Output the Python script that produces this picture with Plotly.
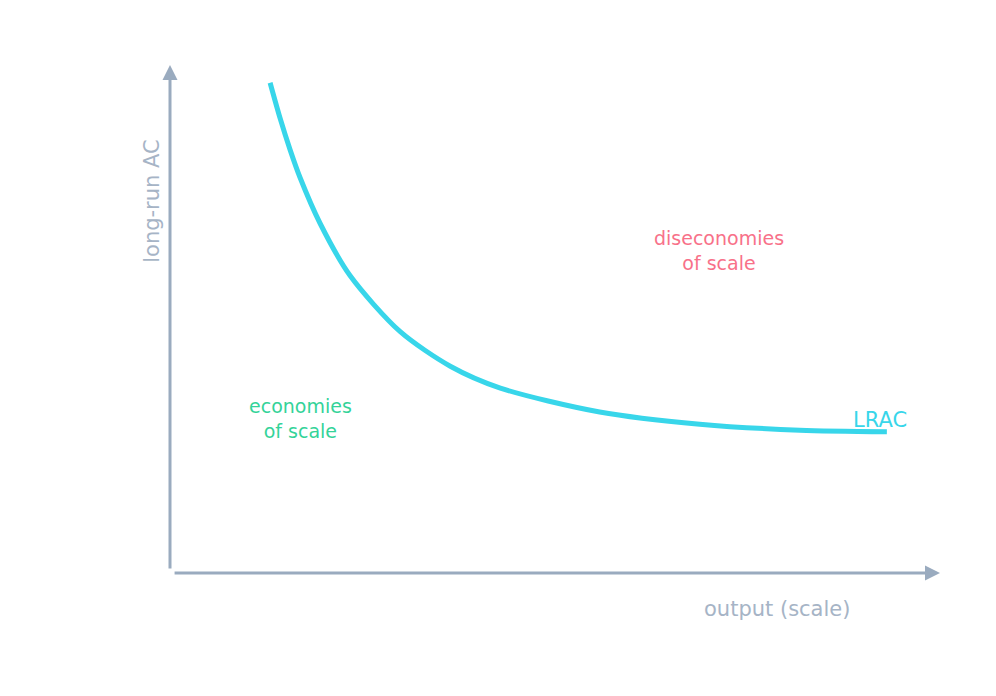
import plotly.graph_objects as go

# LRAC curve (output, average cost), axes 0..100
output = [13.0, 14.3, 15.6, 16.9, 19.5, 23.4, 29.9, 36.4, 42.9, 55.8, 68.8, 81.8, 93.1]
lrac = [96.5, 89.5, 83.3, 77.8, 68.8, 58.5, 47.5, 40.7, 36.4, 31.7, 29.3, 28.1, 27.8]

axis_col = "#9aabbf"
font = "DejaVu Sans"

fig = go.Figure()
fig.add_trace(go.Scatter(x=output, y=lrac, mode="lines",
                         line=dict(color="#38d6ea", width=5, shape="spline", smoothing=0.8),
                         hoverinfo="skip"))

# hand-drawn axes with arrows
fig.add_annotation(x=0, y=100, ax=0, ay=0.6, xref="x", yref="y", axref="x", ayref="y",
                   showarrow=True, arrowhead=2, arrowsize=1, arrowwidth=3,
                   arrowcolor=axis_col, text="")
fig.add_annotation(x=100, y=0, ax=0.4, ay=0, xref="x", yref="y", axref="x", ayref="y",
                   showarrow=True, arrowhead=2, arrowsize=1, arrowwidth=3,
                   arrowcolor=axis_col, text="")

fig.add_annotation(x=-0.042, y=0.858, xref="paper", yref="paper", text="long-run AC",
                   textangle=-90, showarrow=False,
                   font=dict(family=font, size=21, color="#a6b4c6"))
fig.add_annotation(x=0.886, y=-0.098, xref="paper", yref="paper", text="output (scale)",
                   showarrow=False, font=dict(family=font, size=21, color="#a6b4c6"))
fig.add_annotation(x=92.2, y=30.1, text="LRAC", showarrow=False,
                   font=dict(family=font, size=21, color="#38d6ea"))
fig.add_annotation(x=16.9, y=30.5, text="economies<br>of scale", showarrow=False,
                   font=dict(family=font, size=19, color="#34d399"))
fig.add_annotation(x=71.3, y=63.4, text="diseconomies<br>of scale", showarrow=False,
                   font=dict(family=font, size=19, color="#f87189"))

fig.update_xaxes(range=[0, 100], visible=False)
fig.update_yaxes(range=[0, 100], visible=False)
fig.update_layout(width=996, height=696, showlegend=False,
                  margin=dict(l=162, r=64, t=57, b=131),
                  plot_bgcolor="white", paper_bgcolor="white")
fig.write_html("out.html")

Aim :: All of the lines above should be printed exactly, minus the pictures.

Response to the exercise ::
Output the Python script that produces this picture with Plotly.
import plotly.graph_objects as go

# LRAC curve (output, average cost), axes 0..100
output = [13.0, 14.3, 15.6, 16.9, 19.5, 23.4, 29.9, 36.4, 42.9, 55.8, 68.8, 81.8, 93.1]
lrac = [96.5, 89.5, 83.3, 77.8, 68.8, 58.5, 47.5, 40.7, 36.4, 31.7, 29.3, 28.1, 27.8]

axis_col = "#9aabbf"
font = "DejaVu Sans"

fig = go.Figure()
fig.add_trace(go.Scatter(x=output, y=lrac, mode="lines",
                         line=dict(color="#38d6ea", width=5, shape="spline", smoothing=0.8),
                         hoverinfo="skip"))

# hand-drawn axes with arrows
fig.add_annotation(x=0, y=100, ax=0, ay=0.6, xref="x", yref="y", axref="x", ayref="y",
                   showarrow=True, arrowhead=2, arrowsize=1, arrowwidth=3,
                   arrowcolor=axis_col, text="")
fig.add_annotation(x=100, y=0, ax=0.4, ay=0, xref="x", yref="y", axref="x", ayref="y",
                   showarrow=True, arrowhead=2, arrowsize=1, arrowwidth=3,
                   arrowcolor=axis_col, text="")

fig.add_annotation(x=-0.042, y=0.858, xref="paper", yref="paper", text="long-run AC",
                   textangle=-90, showarrow=False,
                   font=dict(family=font, size=21, color="#a6b4c6"))
fig.add_annotation(x=0.886, y=-0.098, xref="paper", yref="paper", text="output (scale)",
                   showarrow=False, font=dict(family=font, size=21, color="#a6b4c6"))
fig.add_annotation(x=92.2, y=30.1, text="LRAC", showarrow=False,
                   font=dict(family=font, size=21, color="#38d6ea"))
fig.add_annotation(x=16.9, y=30.5, text="economies<br>of scale", showarrow=False,
                   font=dict(family=font, size=19, color="#34d399"))
fig.add_annotation(x=71.3, y=63.4, text="diseconomies<br>of scale", showarrow=False,
                   font=dict(family=font, size=19, color="#f87189"))

fig.update_xaxes(range=[0, 100], visible=False)
fig.update_yaxes(range=[0, 100], visible=False)
fig.update_layout(width=996, height=696, showlegend=False,
                  margin=dict(l=162, r=64, t=57, b=131),
                  plot_bgcolor="white", paper_bgcolor="white")
fig.write_html("out.html")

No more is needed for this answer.